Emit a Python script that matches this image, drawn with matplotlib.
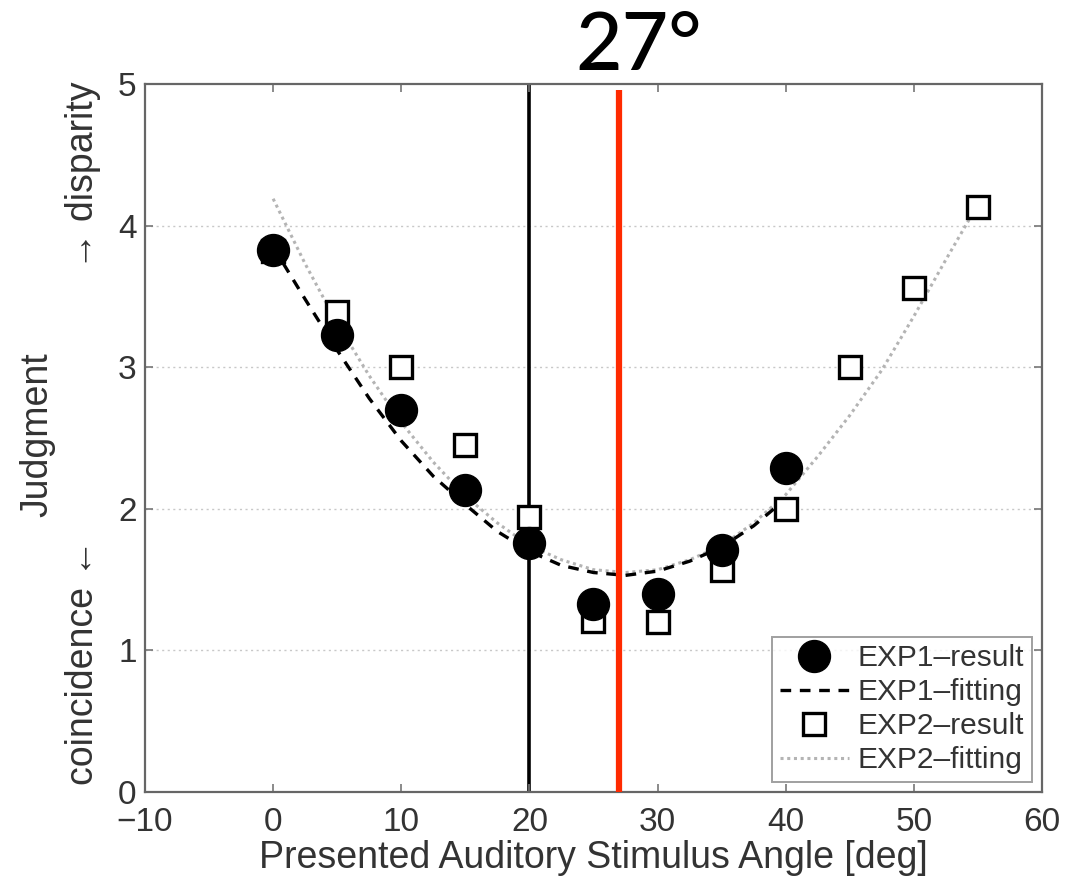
import matplotlib
matplotlib.use("Agg")
import matplotlib.pyplot as plt
import numpy as np

plt.rcParams['font.family'] = ['Liberation Sans', 'DejaVu Sans']

# data
angles = [0, 5, 10, 15, 20, 25, 30, 35, 40]
exp1_result = [3.83, 3.23, 2.70, 2.13, 1.76, 1.33, 1.40, 1.71, 2.29]

angles2 = [0, 5, 10, 15, 20, 25, 30, 35, 40, 45, 50, 55]
exp2_result = [3.82, 3.39, 3.00, 2.45, 1.94, 1.21, 1.20, 1.57, 2.00, 3.00, 3.56, 4.13]

fit1_x = [0, 2.5, 5, 7.5, 10, 12.5, 15, 17.5, 20, 22.5, 25, 27.5, 30, 32.5, 35, 37.5, 40]
fit1_y = [3.85, 3.48, 3.12, 2.78, 2.48, 2.23, 2.03, 1.84, 1.70, 1.60, 1.55, 1.53, 1.56,
          1.63, 1.73, 1.88, 2.07]

fit2_x = [0, 2.5, 5, 7.5, 10, 12.5, 15, 17.5, 20, 22.5, 25, 27.5, 30, 32.5, 35, 37.5,
          40, 42.5, 45, 47.5, 50, 52.5, 55]
fit2_y = [4.19, 3.73, 3.31, 2.94, 2.61, 2.33, 2.09, 1.90, 1.74, 1.64, 1.57, 1.55, 1.57,
          1.64, 1.74, 1.90, 2.10, 2.37, 2.66, 2.98, 3.36, 3.76, 4.15]

stimulus_angle = 20
marked_angle = 27

fig = plt.figure(figsize=(10.86, 8.8), dpi=100)
ax = fig.add_axes([0.1335, 0.1, 0.826, 0.8045])

# grid (horizontal only, matlab style)
for yv in [1, 2, 3, 4]:
    ax.axhline(yv, color='#c8c8c8', lw=1.0, ls=(0, (1.5, 2.5)), zorder=0)

ax.axvline(stimulus_angle, color='black', lw=2.6, zorder=1)

ax.plot(fit2_x, fit2_y, color='#b4b4b4', lw=2.2, ls=(0, (1, 1.2)), label='EXP2\u2013fitting', zorder=2)
ax.plot(fit1_x, fit1_y, color='black', lw=2.4, ls=(0, (3.2, 2.6)), label='EXP1\u2013fitting', zorder=3)
ax.plot(angles2, exp2_result, ls='none', marker='s', ms=16, mfc='white', mec='black',
        mew=2.4, label='EXP2\u2013result', zorder=4)
ax.plot(angles, exp1_result, ls='none', marker='o', ms=23, mfc='black', mec='black',
        label='EXP1\u2013result', zorder=5)

ax.vlines(marked_angle, 0, 4.96, color='#ff2a00', lw=4.5, zorder=6, clip_on=False)

ax.set_xlim(-10, 60)
ax.set_ylim(0, 5)
ax.set_xticks(range(-10, 61, 10))
ax.set_yticks(range(0, 6))
ax.set_xticklabels(['\u221210', '0', '10', '20', '30', '40', '50', '60'])
ax.tick_params(direction='in', top=True, right=True, length=6, width=1.2,
               color='#777777', labelsize=24, labelcolor='#333333')
ax.tick_params(axis='x', pad=11)
ax.tick_params(axis='y', pad=6)
for s in ax.spines.values():
    s.set_color('#666666')
    s.set_linewidth(1.6)

ax.set_xlabel('Presented Auditory Stimulus Angle [deg]', fontsize=27, color='#333333', labelpad=1)

handles, labels = ax.get_legend_handles_labels()
order = [3, 1, 2, 0]
leg = ax.legend([handles[i] for i in order], [labels[i] for i in order], loc='lower right',
                fontsize=21.5, frameon=True, fancybox=False, borderpad=0.25, labelspacing=0.2,
                handlelength=2.3, handletextpad=0.3, borderaxespad=0.35, markerscale=1.0)
leg.get_frame().set_edgecolor('#888888')
leg.get_frame().set_linewidth(1.4)
for t in leg.get_texts():
    t.set_color('#333333')

# y label, two lines
fig.text(0.034, 0.506, 'Judgment', rotation=90, ha='center', va='center', fontsize=27, color='#333333')
fig.text(0.0764, 0.108, 'coincidence \u2190', rotation=90, ha='center', va='bottom', fontsize=27,
         color='#333333')
fig.text(0.0764, 0.907, '\u2192 disparity', rotation=90, ha='center', va='top', fontsize=27,
         color='#333333')

fig.text(0.588, 0.92, '27\u00b0', ha='center', va='baseline', fontsize=58, fontweight='medium',
         family=['Lato', 'DejaVu Sans'], color='black')

fig.savefig('out.png', dpi=100)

_ _ _ _ _

# Work to complete
Pictures are excluded: retype only the lines from the beginning of the listing above through the line with "3.00, 3.56, 4.13]", both included.

# Result of the exercise
Emit a Python script that matches this image, drawn with matplotlib.
import matplotlib
matplotlib.use("Agg")
import matplotlib.pyplot as plt
import numpy as np

plt.rcParams['font.family'] = ['Liberation Sans', 'DejaVu Sans']

# data
angles = [0, 5, 10, 15, 20, 25, 30, 35, 40]
exp1_result = [3.83, 3.23, 2.70, 2.13, 1.76, 1.33, 1.40, 1.71, 2.29]

angles2 = [0, 5, 10, 15, 20, 25, 30, 35, 40, 45, 50, 55]
exp2_result = [3.82, 3.39, 3.00, 2.45, 1.94, 1.21, 1.20, 1.57, 2.00, 3.00, 3.56, 4.13]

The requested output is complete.